Maybe I’ll reach that stage some day

Tuesday, June 10, 2008

I believe I can fly..


Yes, the belief is still there in me. But, when would that happen? I feel like a bird whose wings have been clipped off. I want to fly, I want to feel the blue blue sky, I want to feel the wind against my face, I want to feel free. But, what I am feeling now is all choked up. I am being strangled so hard that I am now finding it difficult to breathe. Someone once told me, when things are not under your control.. just smile. I tried, I did try. I tried to forget my problems and forced myself to smile. It worked for a minute and then off it went.

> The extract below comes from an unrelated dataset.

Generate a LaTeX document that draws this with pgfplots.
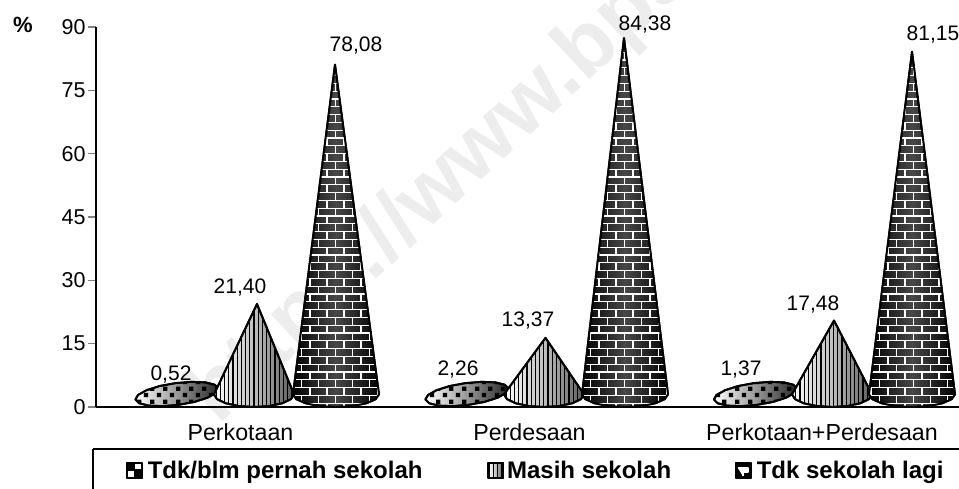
\documentclass[border=0pt]{standalone}
\usepackage{fontspec}
\setmainfont{Liberation Sans}
\usepackage{pgfplots}
\pgfplotsset{compat=1.18}
\usetikzlibrary{patterns}
\pgfdeclarepatternformonly{brickw}{\pgfqpoint{-1pt}{-1pt}}{\pgfqpoint{18pt}{16.6pt}}{\pgfqpoint{17pt}{15.6pt}}{
  \pgfsetlinewidth{1.25pt}
  \pgfpathmoveto{\pgfqpoint{-1pt}{0pt}}\pgfpathlineto{\pgfqpoint{18pt}{0pt}}
  \pgfpathmoveto{\pgfqpoint{-1pt}{7.8pt}}\pgfpathlineto{\pgfqpoint{18pt}{7.8pt}}
  \pgfpathmoveto{\pgfqpoint{4pt}{0pt}}\pgfpathlineto{\pgfqpoint{4pt}{7.8pt}}
  \pgfpathmoveto{\pgfqpoint{12.5pt}{7.8pt}}\pgfpathlineto{\pgfqpoint{12.5pt}{15.6pt}}
  \pgfusepath{stroke}}
\pgfdeclarepatternformonly{stripev}{\pgfqpoint{-1pt}{-1pt}}{\pgfqpoint{5pt}{5pt}}{\pgfqpoint{4.2pt}{4.2pt}}{
  \pgfsetlinewidth{1.25pt}
  \pgfpathmoveto{\pgfqpoint{2pt}{-1pt}}\pgfpathlineto{\pgfqpoint{2pt}{5pt}}
  \pgfusepath{stroke}}
\pgfdeclarepatternformonly{checkd}{\pgfqpoint{0pt}{0pt}}{\pgfqpoint{13pt}{13pt}}{\pgfqpoint{13pt}{13pt}}{
  \pgfpathrectangle{\pgfqpoint{1pt}{1pt}}{\pgfqpoint{4.5pt}{4.5pt}}
  \pgfpathrectangle{\pgfqpoint{7.5pt}{7.5pt}}{\pgfqpoint{4.5pt}{4.5pt}}
  \pgfusepath{fill}}
\tikzset{
  conebrick/.style={draw=black,line width=1.9pt,line join=round,
    preaction={left color=black,right color=black,middle color=black!72},
    pattern=brickw,pattern color=white},
  conestripe/.style={draw=black,line width=1.9pt,line join=round,
    preaction={left color=white,right color=black!65,middle color=black!25},
    pattern=stripev,pattern color=black},
  coneellipse/.style={draw=black,line width=1.9pt,line join=round,
    preaction={left color=white,right color=black!85,middle color=black!40},
    pattern=checkd,pattern color=black},
}
\newcommand{\vlab}{\fontsize{21}{24}\selectfont}
\begin{document}
\begin{tikzpicture}[x=1pt,y=1pt]
\useasboundingbox (-96,-82) rectangle (863,407);
\node[rotate=43,anchor=base west,text=black!7,inner sep=0pt,font=\bfseries\fontsize{85}{90}\selectfont] at (122,-19) {https://www.bps.go.id};
\begin{axis}[
  at={(0pt,0pt)},anchor=south west,
  scale only axis,width=864pt,height=380pt,
  xmin=96,xmax=960,ymin=0,ymax=90,
  axis x line*=bottom,axis y line*=left,
  axis line style={line width=1.8pt,-},
  ytick={0,15,...,90},
  xtick={240.5,529.5,822},
  xticklabels={Perkotaan,Perdesaan,Perkotaan+Perdesaan},
  xtick style={draw=none},
  extra x ticks={96,385,674,960},
  extra x tick labels={},
  extra x tick style={tick align=outside,tick style={draw=black,line width=1.6pt},major tick length=8pt},
  tick align=outside,
  ytick style={line width=1.6pt},
  major tick length=8pt,
  yticklabel style={font=\fontsize{21.5}{24}\selectfont,xshift=1pt},
  xticklabel style={font=\fontsize{23.2}{25}\selectfont,yshift=-5pt},
  /pgf/number format/assume math mode=true,
  clip=false,
  legend columns=3,
  legend style={at={(axis cs:126,-12.2)},anchor=north west,draw=none,fill=none,
    font=\bfseries\fontsize{24}{26}\selectfont,inner sep=0pt,
    /tikz/column 1/.style={column sep=3pt},
    /tikz/column 2/.style={column sep=63pt},
    /tikz/column 3/.style={column sep=1pt},
    /tikz/column 4/.style={column sep=62pt},
    /tikz/column 5/.style={column sep=3pt}},
  legend cell align=left,
]
% Perkotaan
\addplot[coneellipse,legend image code/.code={\draw[draw=black,line width=1.6pt,fill=white] (0pt,-8pt) rectangle (15pt,7pt); \fill[black] (1pt,0pt) rectangle (7.5pt,6pt); \fill[black] (7.5pt,-7pt) rectangle (14pt,0pt);}] coordinates {(218.6,4.38)(214.9,5.27)(205.4,5.83)(191.6,5.96)(175.6,5.66)(159.7,4.97)(146.6,3.98)(138.05,2.86)(135.4,1.78)(139.1,0.89)(148.6,0.33)(162.4,0.20)(178.4,0.50)(194.3,1.19)(207.4,2.18)(215.95,3.30)} -- cycle;
\addlegendentry{Tdk/blm pernah sekolah}
\addplot[conestripe,legend image code/.code={\draw[draw=black,line width=1.6pt,fill=white,pattern=stripev,pattern color=black] (0pt,-8pt) rectangle (15pt,7pt);}] coordinates {(214,3)(257,24.40)(294,3)(291,1.85)(282.3,0.88)(269.3,0.23)(254,0)(238.7,0.23)(225.7,0.88)(217,1.85)} -- cycle;
\addlegendentry{Masih sekolah}
\addplot[conebrick,legend image code/.code={\draw[draw=black,line width=1.6pt,fill=black] (0pt,-8pt) rectangle (15pt,7pt); \draw[white,line width=1.4pt] (2pt,2pt)--(12pt,2pt)--(12pt,-2pt)--(7pt,-2pt)--(7pt,-6pt);}] coordinates {(293,3)(335,81.08)(379,3)(375.7,1.85)(366.4,0.88)(352.5,0.23)(336,0)(319.5,0.23)(305.6,0.88)(296.3,1.85)} -- cycle;
\addlegendentry{Tdk sekolah lagi}
% Perdesaan
\addplot[coneellipse,forget plot] coordinates {(508.6,4.38)(504.9,5.27)(495.4,5.83)(481.6,5.96)(465.6,5.66)(449.7,4.97)(436.6,3.98)(428.05,2.86)(425.4,1.78)(429.1,0.89)(438.6,0.33)(452.4,0.20)(468.4,0.50)(484.3,1.19)(497.4,2.18)(505.95,3.30)} -- cycle;
\addplot[conestripe,forget plot] coordinates {(504,3)(545.5,16.37)(584,3)(581,1.85)(572.3,0.88)(559.3,0.23)(544,0)(528.7,0.23)(515.7,0.88)(507,1.85)} -- cycle;
\addplot[conebrick,forget plot] coordinates {(582,3)(624,87.38)(668,3)(664.7,1.85)(655.4,0.88)(641.5,0.23)(625,0)(608.5,0.23)(594.6,0.88)(585.3,1.85)} -- cycle;
% Perkotaan+Perdesaan
\addplot[coneellipse,forget plot] coordinates {(797.1,4.38)(793.4,5.27)(783.9,5.83)(770.1,5.96)(754.1,5.66)(738.2,4.97)(725.1,3.98)(716.55,2.86)(713.9,1.78)(717.6,0.89)(727.1,0.33)(740.9,0.20)(756.9,0.50)(772.8,1.19)(785.9,2.18)(794.45,3.30)} -- cycle;
\addplot[conestripe,forget plot] coordinates {(792,3)(834,20.48)(872,3)(869,1.85)(860.3,0.88)(847.3,0.23)(832,0)(816.7,0.23)(803.7,0.88)(795,1.85)} -- cycle;
\addplot[conebrick,forget plot] coordinates {(869,3)(912,84.15)(955,3)(951.7,1.85)(942.4,0.88)(928.5,0.23)(912,0)(895.5,0.23)(881.6,0.88)(872.3,1.85)} -- cycle;
% value labels
\node[font=\vlab] at (axis cs:171,7.8) {0,52};
\node[font=\vlab] at (axis cs:240,28.2) {21,40};
\node[font=\vlab] at (axis cs:356,85.7) {78,08};
\node[font=\vlab] at (axis cs:458,8.8) {2,26};
\node[font=\vlab] at (axis cs:528,20.6) {13,37};
\node[font=\vlab] at (axis cs:645,90.7) {84,38};
\node[font=\vlab] at (axis cs:741,8.8) {1,37};
\node[font=\vlab] at (axis cs:813,24.2) {17,48};
\node[font=\vlab] at (axis cs:933,88.3) {81,15};
\end{axis}
\node[font=\bfseries\fontsize{22}{24}\selectfont] at (-73,382) {\%};
\draw[line width=1.8pt] (-3,-42) -- (863,-42);
\draw[line width=1.8pt] (-3,-42) -- (-3,-82);
\end{tikzpicture}
\end{document}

I wonder how far can I go on. Till how long I can bear all this. I so wish to break the rules and live life by my terms. I want to scream "it's my life" but I can't . It's not my life any longer. I have choices. Both, choices are good. But they are both conditional choices. And the best thing, I loose in both the choices. Now, isn't life beautiful.
I still love life!! I still love God's creation and I still can manage to smile with tears filled in my eyes.

Wednesday, February 6, 2008

Who rules ? Heart or the Mind...

Here's a question for me to answer, but I never get one. I wonder who is stronger - Heart, the weakling or the Mind, the logical? I have always bee in favor of the mind and not the heart. I think the heart is so much overruled by emotions that it forgets everything else. Whereas, the mind is continuously thinking and finding logical solutions. Mind as we say is very strong and tells us the difference between right and wrong. What to give up and what to accept? It seems so vague and ambiguous but that is what mind is all about. Heart is full of emotions; it goes through all the different feelings. Today as I stand and look back, I see myself being lead by my mind. But, now am so tempted to follow the heart. Too much of logical thinking has made me tired. I am fighting my own self, torn between the heart and the mind. Today I am standing in a position where there are two paths, one that leads to what my heart wants and the other is what my mind is asking me to do. Which path to take is yet to be decided... So I wonder who rules?